C) Recognize expenses in the same period as the related revenue Feedback: The matching principles states that expenses should be recognized in the period in which they produce revenues. More generally, expenses and revenues that arise from the same underlying transactions or economic events appear in the income statement in the same periods.
Which of the following characteristics does not describe an asset? A) Probable future economic benefits. B) Controlled by an entity. C) Requires the receipt of cash. D) Result of a past transaction.
C) Requires the receipt of cash Feedback: Assets are probable future economic benefits obtained or controlled by a particular entity as a result of past transactions or events.
GAAP includes which of the following pronouncements: A) Statements of Financial Accounting Standards. B) Accounting Research Bulletins. C) Accounting Principles Board Opinions. D) All of the above.
D) All of the above
Which of the following characteristics does not describe a liability? A) Result of a past transaction. B) Probable future sacrifices. C) Present obligation. D) Must be legally enforceable.

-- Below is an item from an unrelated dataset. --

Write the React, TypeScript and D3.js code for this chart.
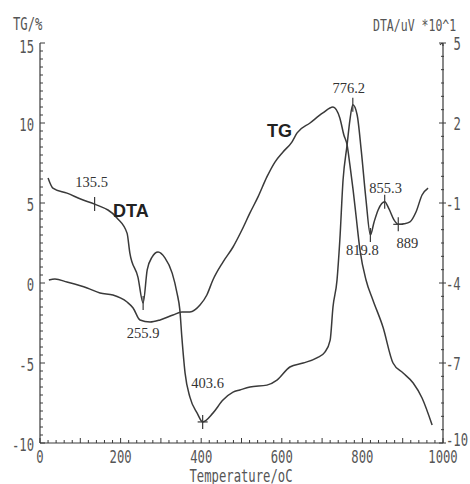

D) Must be legally enforceable Feedback: Liabilities are probable future sacrifices of economic benefits arising from present obligations of a particular entity to transfer assets or provide services to other entities in the future as a result of past transactions or events.
The two primary decision-specific qualities that make accounting information useful are: A) Verifiability and representational faithfulness. B) Predictive value and feedback value. C) Cost effectiveness and materiality. D) Relevance and faithful representation.
D) Relevance and faithful representation Feedback: Relevance and faithful representation are the two fundamental characteristics of financial information.
The primary objective of financial reporting is to provide information: A) About a firm's financing and investing activities. B) About a firm's management team. C) About a firm's product lines. D) That is useful in decision making.
D) That is useful in decision making Feedback: The objectives of financial reporting are to provide information: (1) useful for decision making; (2) that helps predict cash flows; and (3) about economic resources, claims to resources, and changes in resources and claims.